Bangkok / What’s a Wat?

September 21, 2017 Bangkok, Journal, Thailand 2

Dotting the city of Bangkok, are hundreds of Buddhist Temples, otherwise known as Wats. There seem to be Wats on every street, around every corner. They are as frequent as Starbucks, but serving up Nirvana. Seriously though, we wanted to get a better understanding of the Thai’s religion and culture, and in order to get a closer look, we decided to take a morning stroll around Bangkok.

Cruising Wat Pho

If you are brave enough to walk the streets of Bangkok, there’s a lot to take in. Every storefront seems to be straight out of an apocalyptic movie where zombies have taken over and people live in hiding. Stains run down the walls as if the buildings themselves are sweating in Bangkok’s sweltering heat. Low hanging, tangled messes of electric lines run the streets everywhere you look. The back alleys are narrow, dark, dirty and cluttered with junk that you at home might throw out without hesitation. In a normal city you might think twice before venturing down these dark avenues. But in Bangkok, the alleyways are alive with food carts, hidden restaurants, and vendors selling every trinket you can imagine. The maze of city streets seem to have no laws governing. Cars, mopeds, tuk-tuks and taxis weave in and out, nearly slamming into each other at every turn making the simple act of crossing a street near impossible.

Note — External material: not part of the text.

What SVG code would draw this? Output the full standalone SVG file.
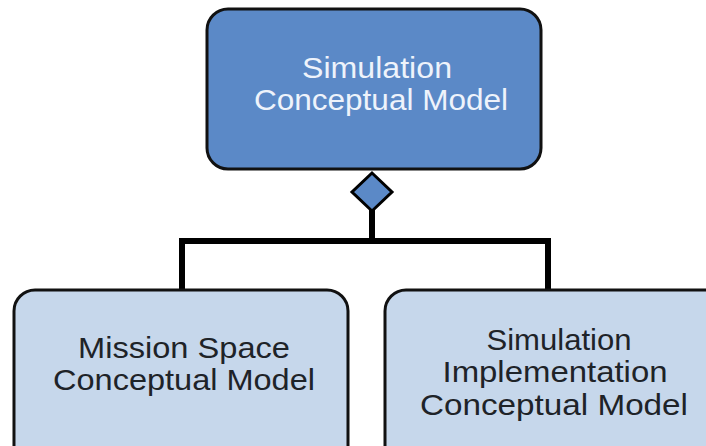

Sunglasses required for visiting these glistening Temples.

But all this chaos outside, is completely juxtaposed to the peaceful, ornate, and lavish interiors of Bangkok’s many Wats. We visited 2 of the more popular Wats; Wat Pho and Wat Arun.

Buddah Statues are everywhere inside of the Wat Arun Temple Complex

Wat Pho’s Massive complex housed temples trimmed with gold, walls covered in antique murals, and intricately carved statues and Golden-clad Buddahs around every corner. The main temple houses (but just barely) the famous reclining Buddha. The reclining Buddah symbolizes Buddahs last day, on his way to Nirvana.

Wat Pho’s reclining Buddah statue barely fits.

Wat Pho’s murals decorate the entire interior.

Our sweaty mugs at  Wat Pho.

Wat Arun was my favorite. Painted porcelain roses dotting its exterior stood out to me as unique. My jaw drops at the rich color and elaborate textures that each Wat unfolds before me.  Next door Wat Arun’s famous “Prang” handsomely juts up into the sky, and is easily visible from the Chao Phraya River that cuts through Bangkok.

Walking around Wat Arun

Exterior and Interior of Wat Arun

Its all in the details. Wat Arun is an absolute feast for the eyes with its unending details.

Wat Arun’s Prang juts high into Bangkok’s cityscape.

Despite being caked in never-ending layers of sweat, we enjoyed a day of Wat hopping and exploring a bit of Bangkok.